THE REQUEST ▸ Check each line of the entries below for the string "LaTeX" and state how many lines have it, with no other text.
■ ■ ■ ■
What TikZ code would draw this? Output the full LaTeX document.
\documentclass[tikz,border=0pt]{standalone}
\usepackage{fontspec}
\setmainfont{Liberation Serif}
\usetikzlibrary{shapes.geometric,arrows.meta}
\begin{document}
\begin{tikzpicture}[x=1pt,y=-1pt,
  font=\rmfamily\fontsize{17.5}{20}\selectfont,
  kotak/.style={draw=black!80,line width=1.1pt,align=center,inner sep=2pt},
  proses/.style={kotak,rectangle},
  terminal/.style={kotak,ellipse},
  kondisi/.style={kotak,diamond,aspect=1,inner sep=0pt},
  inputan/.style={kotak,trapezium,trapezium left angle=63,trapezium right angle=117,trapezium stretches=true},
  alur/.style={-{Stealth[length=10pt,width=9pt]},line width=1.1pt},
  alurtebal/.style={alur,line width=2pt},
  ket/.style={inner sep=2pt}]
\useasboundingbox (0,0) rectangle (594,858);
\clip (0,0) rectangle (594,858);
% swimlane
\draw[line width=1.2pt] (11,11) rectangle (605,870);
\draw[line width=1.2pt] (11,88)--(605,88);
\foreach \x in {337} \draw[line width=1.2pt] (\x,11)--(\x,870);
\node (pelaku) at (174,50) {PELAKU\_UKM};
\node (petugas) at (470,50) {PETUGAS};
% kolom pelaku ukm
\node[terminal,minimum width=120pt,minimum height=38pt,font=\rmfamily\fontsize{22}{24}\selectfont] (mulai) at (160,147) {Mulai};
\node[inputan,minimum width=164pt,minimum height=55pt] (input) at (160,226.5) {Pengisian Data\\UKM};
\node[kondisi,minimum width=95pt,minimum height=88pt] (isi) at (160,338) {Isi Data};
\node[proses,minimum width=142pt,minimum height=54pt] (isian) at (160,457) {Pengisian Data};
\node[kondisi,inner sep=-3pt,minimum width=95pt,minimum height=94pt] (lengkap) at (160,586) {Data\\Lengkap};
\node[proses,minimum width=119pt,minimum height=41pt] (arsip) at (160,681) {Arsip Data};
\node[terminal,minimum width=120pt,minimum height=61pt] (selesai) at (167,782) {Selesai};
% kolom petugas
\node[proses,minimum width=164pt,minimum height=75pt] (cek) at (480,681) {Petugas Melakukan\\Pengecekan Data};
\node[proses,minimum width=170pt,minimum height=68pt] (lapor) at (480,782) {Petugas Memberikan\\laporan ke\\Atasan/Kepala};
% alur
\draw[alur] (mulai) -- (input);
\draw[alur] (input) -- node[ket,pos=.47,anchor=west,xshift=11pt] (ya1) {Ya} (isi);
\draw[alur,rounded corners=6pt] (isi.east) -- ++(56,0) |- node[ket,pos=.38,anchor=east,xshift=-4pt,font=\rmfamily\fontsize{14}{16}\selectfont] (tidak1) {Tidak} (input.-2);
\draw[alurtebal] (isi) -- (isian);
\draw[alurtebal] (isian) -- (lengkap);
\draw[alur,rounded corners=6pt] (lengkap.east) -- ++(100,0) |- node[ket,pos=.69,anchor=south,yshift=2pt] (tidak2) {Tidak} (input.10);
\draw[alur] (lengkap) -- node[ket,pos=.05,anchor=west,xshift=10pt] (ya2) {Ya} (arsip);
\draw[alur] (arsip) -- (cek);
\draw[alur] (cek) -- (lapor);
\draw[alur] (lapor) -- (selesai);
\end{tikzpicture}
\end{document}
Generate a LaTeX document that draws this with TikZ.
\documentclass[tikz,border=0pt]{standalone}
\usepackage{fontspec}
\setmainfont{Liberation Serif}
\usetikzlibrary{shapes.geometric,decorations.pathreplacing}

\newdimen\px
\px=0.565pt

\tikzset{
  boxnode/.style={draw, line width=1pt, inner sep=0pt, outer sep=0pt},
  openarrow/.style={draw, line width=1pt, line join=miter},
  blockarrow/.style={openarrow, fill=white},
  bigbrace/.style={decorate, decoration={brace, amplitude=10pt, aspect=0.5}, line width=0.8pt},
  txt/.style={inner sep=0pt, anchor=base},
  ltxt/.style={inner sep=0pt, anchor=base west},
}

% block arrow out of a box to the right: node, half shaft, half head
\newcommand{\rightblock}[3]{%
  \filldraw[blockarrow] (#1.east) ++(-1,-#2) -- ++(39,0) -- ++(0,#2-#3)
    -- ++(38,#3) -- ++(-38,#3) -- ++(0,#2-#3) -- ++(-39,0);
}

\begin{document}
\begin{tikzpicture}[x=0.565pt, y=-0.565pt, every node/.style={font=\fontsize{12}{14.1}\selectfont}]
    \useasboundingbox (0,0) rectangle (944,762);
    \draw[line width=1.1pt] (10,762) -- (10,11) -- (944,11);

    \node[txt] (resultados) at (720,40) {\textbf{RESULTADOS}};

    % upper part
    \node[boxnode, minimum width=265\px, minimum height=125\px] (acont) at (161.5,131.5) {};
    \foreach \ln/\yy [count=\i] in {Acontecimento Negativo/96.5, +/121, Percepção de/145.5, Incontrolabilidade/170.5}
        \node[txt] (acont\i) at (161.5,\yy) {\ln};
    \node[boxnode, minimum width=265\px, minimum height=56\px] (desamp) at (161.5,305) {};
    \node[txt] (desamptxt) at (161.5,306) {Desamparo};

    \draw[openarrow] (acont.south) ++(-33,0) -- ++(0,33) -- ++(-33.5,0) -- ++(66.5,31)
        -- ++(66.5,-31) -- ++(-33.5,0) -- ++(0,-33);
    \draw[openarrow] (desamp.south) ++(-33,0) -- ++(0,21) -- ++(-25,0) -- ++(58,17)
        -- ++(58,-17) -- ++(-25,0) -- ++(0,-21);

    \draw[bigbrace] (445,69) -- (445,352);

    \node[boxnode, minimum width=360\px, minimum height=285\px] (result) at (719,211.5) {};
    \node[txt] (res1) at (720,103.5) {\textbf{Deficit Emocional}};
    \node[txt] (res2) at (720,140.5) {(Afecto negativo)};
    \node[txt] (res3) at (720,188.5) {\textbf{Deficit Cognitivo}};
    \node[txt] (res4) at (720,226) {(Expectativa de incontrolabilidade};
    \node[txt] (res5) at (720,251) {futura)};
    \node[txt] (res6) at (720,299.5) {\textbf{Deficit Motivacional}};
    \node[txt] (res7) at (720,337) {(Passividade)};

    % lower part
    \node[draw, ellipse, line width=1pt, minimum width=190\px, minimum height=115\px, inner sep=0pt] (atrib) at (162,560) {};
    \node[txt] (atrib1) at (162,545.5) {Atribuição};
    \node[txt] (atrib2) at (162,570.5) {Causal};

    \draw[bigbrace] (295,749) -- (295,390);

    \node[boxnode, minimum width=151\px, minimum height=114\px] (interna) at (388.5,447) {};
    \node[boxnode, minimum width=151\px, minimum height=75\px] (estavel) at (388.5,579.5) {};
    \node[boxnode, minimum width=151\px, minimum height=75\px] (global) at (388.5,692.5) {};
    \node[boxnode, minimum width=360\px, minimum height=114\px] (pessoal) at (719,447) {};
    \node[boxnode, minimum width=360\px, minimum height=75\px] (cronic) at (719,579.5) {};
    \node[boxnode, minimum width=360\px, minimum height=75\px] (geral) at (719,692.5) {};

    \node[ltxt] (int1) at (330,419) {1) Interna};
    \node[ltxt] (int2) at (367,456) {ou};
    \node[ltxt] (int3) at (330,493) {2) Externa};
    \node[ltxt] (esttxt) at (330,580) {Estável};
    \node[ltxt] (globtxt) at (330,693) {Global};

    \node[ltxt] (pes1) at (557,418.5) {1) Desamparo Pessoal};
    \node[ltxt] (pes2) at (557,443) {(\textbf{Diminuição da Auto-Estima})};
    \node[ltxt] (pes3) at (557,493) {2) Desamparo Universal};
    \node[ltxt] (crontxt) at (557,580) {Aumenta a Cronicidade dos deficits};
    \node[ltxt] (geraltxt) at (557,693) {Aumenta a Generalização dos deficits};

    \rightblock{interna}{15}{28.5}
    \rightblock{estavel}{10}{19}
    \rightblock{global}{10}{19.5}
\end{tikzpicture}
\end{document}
■ ■ ■ ■
THE RESULT ▸ 2